EXERCISE DIRECTIONS :: Pictures within the data are to be left out; everything else must be reproduced exactly.

COLLECTED DATA ::
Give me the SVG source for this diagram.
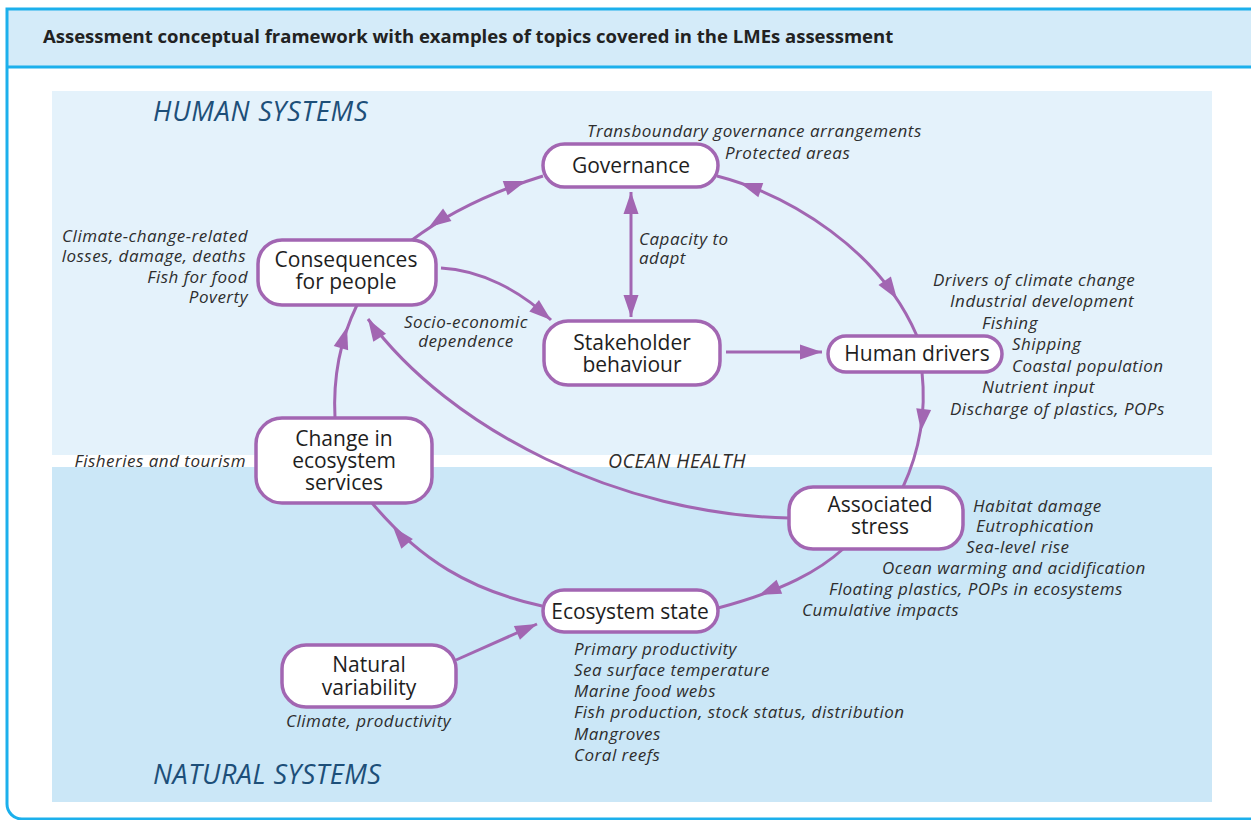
<svg xmlns="http://www.w3.org/2000/svg" xmlns:xlink="http://www.w3.org/1999/xlink" width="1251" height="820" viewBox="0 0 1251 820">
<style>
.node rect{fill:#ffffff;stroke:#a266b2;stroke-width:3.5}
.nt{font-family:"Open Sans","Noto Sans","Liberation Sans",sans-serif;font-size:21px;fill:#1e1e1e;text-anchor:middle}
.lb{font-family:"Open Sans","Noto Sans","Liberation Sans",sans-serif;font-style:italic;font-size:17px;letter-spacing:0.5px;fill:#2e2e2e}
.r{text-anchor:end}
.m{text-anchor:middle}
.sys{font-family:"Open Sans","Noto Sans","Liberation Sans",sans-serif;font-style:italic;font-size:27px;letter-spacing:0.8px;fill:#1d4f79}
.hd{font-family:"Open Sans","Noto Sans","Liberation Sans",sans-serif;font-weight:bold;font-size:18.5px;fill:#222222}
.conn path{fill:none;stroke:#a266b2;stroke-width:3}
.ah{fill:#a266b2}
</style>
<defs>
<path id="ah" class="ah" d="M0,0 L-22,-7.5 L-22,7.5 Z"/>
</defs>
<rect x="0" y="0" width="1251" height="820" fill="#ffffff"/>
<rect x="7" y="9" width="1250" height="58" fill="#d4ebf9"/>
<path d="M1260,9 H7 V804 A15,15 0 0 0 22,819 H1260" fill="none" stroke="#1cb0ec" stroke-width="3"/>
<line x1="7" y1="67" x2="1260" y2="67" stroke="#1cb0ec" stroke-width="3"/>
<text class="hd" x="43" y="43">Assessment conceptual framework with examples of topics covered in the LMEs assessment</text>
<rect x="52" y="91" width="1160" height="364" fill="#e4f2fb"/>
<rect x="52" y="467" width="1160" height="335" fill="#cbe7f7"/>
<text class="sys" x="153" y="121">HUMAN SYSTEMS</text>
<text class="sys" x="153" y="784" style="letter-spacing:0.5px">NATURAL SYSTEMS</text>
<text class="lb" x="608" y="468" style="font-size:19.5px">OCEAN HEALTH</text>

<g class="conn">
<path d="M412,240 Q465,200 543,176"/>
<path d="M631,192 V317"/>
<path d="M441,268 C480,270 520,290 551,320"/>
<path d="M726,352 H822"/>
<path d="M717,176 C790,195 880,250 917,336"/>
<path d="M922,372 C926,410 920,450 903,487"/>
<path d="M789,518 C620,515 450,430 368,319"/>
<path d="M843,549 C820,570 785,590 718,608"/>
<path d="M542,606 C470,590 420,560 372,503"/>
<path d="M335,418 C333,380 340,340 357,305"/>
<path d="M456,660 L537,624"/>
<use xlink:href="#ah" transform="translate(429,227) rotate(146)"/>
<use xlink:href="#ah" transform="translate(526,181) rotate(-19)"/>
<use xlink:href="#ah" transform="translate(631,192) rotate(-90)"/>
<use xlink:href="#ah" transform="translate(631,317) rotate(90)"/>
<use xlink:href="#ah" transform="translate(551,320) rotate(40)"/>
<use xlink:href="#ah" transform="translate(822,352) rotate(0)"/>
<use xlink:href="#ah" transform="translate(740,183) rotate(199)"/>
<use xlink:href="#ah" transform="translate(897,299) rotate(56)"/>
<use xlink:href="#ah" transform="translate(921,431) rotate(97)"/>
<use xlink:href="#ah" transform="translate(368,319) rotate(-122)"/>
<use xlink:href="#ah" transform="translate(759,595) rotate(158)"/>
<use xlink:href="#ah" transform="translate(393,527) rotate(-130)"/>
<use xlink:href="#ah" transform="translate(347,327) rotate(-74)"/>
<use xlink:href="#ah" transform="translate(537,624) rotate(-24)"/>
</g>

<g id="governance" class="node">
<rect x="543" y="144" width="175" height="43" rx="21.5"/>
<text class="nt" x="631" y="173">Governance</text>
</g>
<g id="consequences" class="node">
<rect x="258" y="240" width="178" height="65" rx="24"/>
<text class="nt" x="346" y="267">Consequences</text>
<text class="nt" x="346" y="289">for people</text>
</g>
<g id="stakeholder" class="node">
<rect x="544" y="321" width="176" height="64" rx="24"/>
<text class="nt" x="632" y="350">Stakeholder</text>
<text class="nt" x="632" y="372">behaviour</text>
</g>
<g id="humandrivers" class="node">
<rect x="828" y="336" width="174" height="36" rx="18"/>
<text class="nt" x="917" y="361">Human drivers</text>
</g>
<g id="changeservices" class="node">
<rect x="256" y="418" width="176" height="85" rx="26"/>
<text class="nt" x="344" y="446">Change in</text>
<text class="nt" x="344" y="468">ecosystem</text>
<text class="nt" x="344" y="490">services</text>
</g>
<g id="associatedstress" class="node">
<rect x="789" y="487" width="174" height="62" rx="24"/>
<text class="nt" x="880" y="512">Associated</text>
<text class="nt" x="880" y="534">stress</text>
</g>
<g id="ecosystemstate" class="node">
<rect x="543" y="590" width="175" height="42" rx="21"/>
<text class="nt" x="630" y="619">Ecosystem state</text>
</g>
<g id="naturalvariability" class="node">
<rect x="282" y="645" width="174" height="62" rx="24"/>
<text class="nt" x="369" y="672">Natural</text>
<text class="nt" x="369" y="695">variability</text>
</g>

<g id="labels">
<text class="lb" x="587" y="137">Transboundary governance arrangements</text>
<text class="lb" x="725" y="159">Protected areas</text>
<text class="lb" x="639" y="245">Capacity to</text>
<text class="lb" x="639" y="264">adapt</text>
<text class="lb m" x="466" y="328">Socio-economic</text>
<text class="lb m" x="466" y="347">dependence</text>
<text class="lb r" x="248" y="242">Climate-change-related</text>
<text class="lb r" x="246" y="262">losses, damage, deaths</text>
<text class="lb r" x="248" y="283">Fish for food</text>
<text class="lb r" x="248" y="303">Poverty</text>
<text class="lb r" x="246" y="467">Fisheries and tourism</text>
<text class="lb" x="933" y="286">Drivers of climate change</text>
<text class="lb" x="950" y="307">Industrial development</text>
<text class="lb" x="982" y="329">Fishing</text>
<text class="lb" x="1012" y="350">Shipping</text>
<text class="lb" x="1012" y="372">Coastal population</text>
<text class="lb" x="982" y="393">Nutrient input</text>
<text class="lb" x="950" y="415">Discharge of plastics, POPs</text>
<text class="lb" x="973" y="512">Habitat damage</text>
<text class="lb" x="976" y="532">Eutrophication</text>
<text class="lb" x="966" y="553">Sea-level rise</text>
<text class="lb" x="882" y="574">Ocean warming and acidification</text>
<text class="lb" x="829" y="595">Floating plastics, POPs in ecosystems</text>
<text class="lb" x="802" y="616">Cumulative impacts</text>
<text class="lb" x="574" y="655">Primary productivity</text>
<text class="lb" x="574" y="676">Sea surface temperature</text>
<text class="lb" x="574" y="697">Marine food webs</text>
<text class="lb" x="574" y="718">Fish production, stock status, distribution</text>
<text class="lb" x="574" y="740">Mangroves</text>
<text class="lb" x="574" y="761">Coral reefs</text>
<text class="lb" x="286" y="727">Climate, productivity</text>
</g>
</svg>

SOLUTION BELOW ::
Give me the SVG source for this diagram.
<svg xmlns="http://www.w3.org/2000/svg" xmlns:xlink="http://www.w3.org/1999/xlink" width="1251" height="820" viewBox="0 0 1251 820">
<style>
.node rect{fill:#ffffff;stroke:#a266b2;stroke-width:3.5}
.nt{font-family:"Open Sans","Noto Sans","Liberation Sans",sans-serif;font-size:21px;fill:#1e1e1e;text-anchor:middle}
.lb{font-family:"Open Sans","Noto Sans","Liberation Sans",sans-serif;font-style:italic;font-size:17px;letter-spacing:0.5px;fill:#2e2e2e}
.r{text-anchor:end}
.m{text-anchor:middle}
.sys{font-family:"Open Sans","Noto Sans","Liberation Sans",sans-serif;font-style:italic;font-size:27px;letter-spacing:0.8px;fill:#1d4f79}
.hd{font-family:"Open Sans","Noto Sans","Liberation Sans",sans-serif;font-weight:bold;font-size:18.5px;fill:#222222}
.conn path{fill:none;stroke:#a266b2;stroke-width:3}
.ah{fill:#a266b2}
</style>
<defs>
<path id="ah" class="ah" d="M0,0 L-22,-7.5 L-22,7.5 Z"/>
</defs>
<rect x="0" y="0" width="1251" height="820" fill="#ffffff"/>
<rect x="7" y="9" width="1250" height="58" fill="#d4ebf9"/>
<path d="M1260,9 H7 V804 A15,15 0 0 0 22,819 H1260" fill="none" stroke="#1cb0ec" stroke-width="3"/>
<line x1="7" y1="67" x2="1260" y2="67" stroke="#1cb0ec" stroke-width="3"/>
<text class="hd" x="43" y="43">Assessment conceptual framework with examples of topics covered in the LMEs assessment</text>
<rect x="52" y="91" width="1160" height="364" fill="#e4f2fb"/>
<rect x="52" y="467" width="1160" height="335" fill="#cbe7f7"/>
<text class="sys" x="153" y="121">HUMAN SYSTEMS</text>
<text class="sys" x="153" y="784" style="letter-spacing:0.5px">NATURAL SYSTEMS</text>
<text class="lb" x="608" y="468" style="font-size:19.5px">OCEAN HEALTH</text>

<g class="conn">
<path d="M412,240 Q465,200 543,176"/>
<path d="M631,192 V317"/>
<path d="M441,268 C480,270 520,290 551,320"/>
<path d="M726,352 H822"/>
<path d="M717,176 C790,195 880,250 917,336"/>
<path d="M922,372 C926,410 920,450 903,487"/>
<path d="M789,518 C620,515 450,430 368,319"/>
<path d="M843,549 C820,570 785,590 718,608"/>
<path d="M542,606 C470,590 420,560 372,503"/>
<path d="M335,418 C333,380 340,340 357,305"/>
<path d="M456,660 L537,624"/>
<use xlink:href="#ah" transform="translate(429,227) rotate(146)"/>
<use xlink:href="#ah" transform="translate(526,181) rotate(-19)"/>
<use xlink:href="#ah" transform="translate(631,192) rotate(-90)"/>
<use xlink:href="#ah" transform="translate(631,317) rotate(90)"/>
<use xlink:href="#ah" transform="translate(551,320) rotate(40)"/>
<use xlink:href="#ah" transform="translate(822,352) rotate(0)"/>
<use xlink:href="#ah" transform="translate(740,183) rotate(199)"/>
<use xlink:href="#ah" transform="translate(897,299) rotate(56)"/>
<use xlink:href="#ah" transform="translate(921,431) rotate(97)"/>
<use xlink:href="#ah" transform="translate(368,319) rotate(-122)"/>
<use xlink:href="#ah" transform="translate(759,595) rotate(158)"/>
<use xlink:href="#ah" transform="translate(393,527) rotate(-130)"/>
<use xlink:href="#ah" transform="translate(347,327) rotate(-74)"/>
<use xlink:href="#ah" transform="translate(537,624) rotate(-24)"/>
</g>

<g id="governance" class="node">
<rect x="543" y="144" width="175" height="43" rx="21.5"/>
<text class="nt" x="631" y="173">Governance</text>
</g>
<g id="consequences" class="node">
<rect x="258" y="240" width="178" height="65" rx="24"/>
<text class="nt" x="346" y="267">Consequences</text>
<text class="nt" x="346" y="289">for people</text>
</g>
<g id="stakeholder" class="node">
<rect x="544" y="321" width="176" height="64" rx="24"/>
<text class="nt" x="632" y="350">Stakeholder</text>
<text class="nt" x="632" y="372">behaviour</text>
</g>
<g id="humandrivers" class="node">
<rect x="828" y="336" width="174" height="36" rx="18"/>
<text class="nt" x="917" y="361">Human drivers</text>
</g>
<g id="changeservices" class="node">
<rect x="256" y="418" width="176" height="85" rx="26"/>
<text class="nt" x="344" y="446">Change in</text>
<text class="nt" x="344" y="468">ecosystem</text>
<text class="nt" x="344" y="490">services</text>
</g>
<g id="associatedstress" class="node">
<rect x="789" y="487" width="174" height="62" rx="24"/>
<text class="nt" x="880" y="512">Associated</text>
<text class="nt" x="880" y="534">stress</text>
</g>
<g id="ecosystemstate" class="node">
<rect x="543" y="590" width="175" height="42" rx="21"/>
<text class="nt" x="630" y="619">Ecosystem state</text>
</g>
<g id="naturalvariability" class="node">
<rect x="282" y="645" width="174" height="62" rx="24"/>
<text class="nt" x="369" y="672">Natural</text>
<text class="nt" x="369" y="695">variability</text>
</g>

<g id="labels">
<text class="lb" x="587" y="137">Transboundary governance arrangements</text>
<text class="lb" x="725" y="159">Protected areas</text>
<text class="lb" x="639" y="245">Capacity to</text>
<text class="lb" x="639" y="264">adapt</text>
<text class="lb m" x="466" y="328">Socio-economic</text>
<text class="lb m" x="466" y="347">dependence</text>
<text class="lb r" x="248" y="242">Climate-change-related</text>
<text class="lb r" x="246" y="262">losses, damage, deaths</text>
<text class="lb r" x="248" y="283">Fish for food</text>
<text class="lb r" x="248" y="303">Poverty</text>
<text class="lb r" x="246" y="467">Fisheries and tourism</text>
<text class="lb" x="933" y="286">Drivers of climate change</text>
<text class="lb" x="950" y="307">Industrial development</text>
<text class="lb" x="982" y="329">Fishing</text>
<text class="lb" x="1012" y="350">Shipping</text>
<text class="lb" x="1012" y="372">Coastal population</text>
<text class="lb" x="982" y="393">Nutrient input</text>
<text class="lb" x="950" y="415">Discharge of plastics, POPs</text>
<text class="lb" x="973" y="512">Habitat damage</text>
<text class="lb" x="976" y="532">Eutrophication</text>
<text class="lb" x="966" y="553">Sea-level rise</text>
<text class="lb" x="882" y="574">Ocean warming and acidification</text>
<text class="lb" x="829" y="595">Floating plastics, POPs in ecosystems</text>
<text class="lb" x="802" y="616">Cumulative impacts</text>
<text class="lb" x="574" y="655">Primary productivity</text>
<text class="lb" x="574" y="676">Sea surface temperature</text>
<text class="lb" x="574" y="697">Marine food webs</text>
<text class="lb" x="574" y="718">Fish production, stock status, distribution</text>
<text class="lb" x="574" y="740">Mangroves</text>
<text class="lb" x="574" y="761">Coral reefs</text>
<text class="lb" x="286" y="727">Climate, productivity</text>
</g>
</svg>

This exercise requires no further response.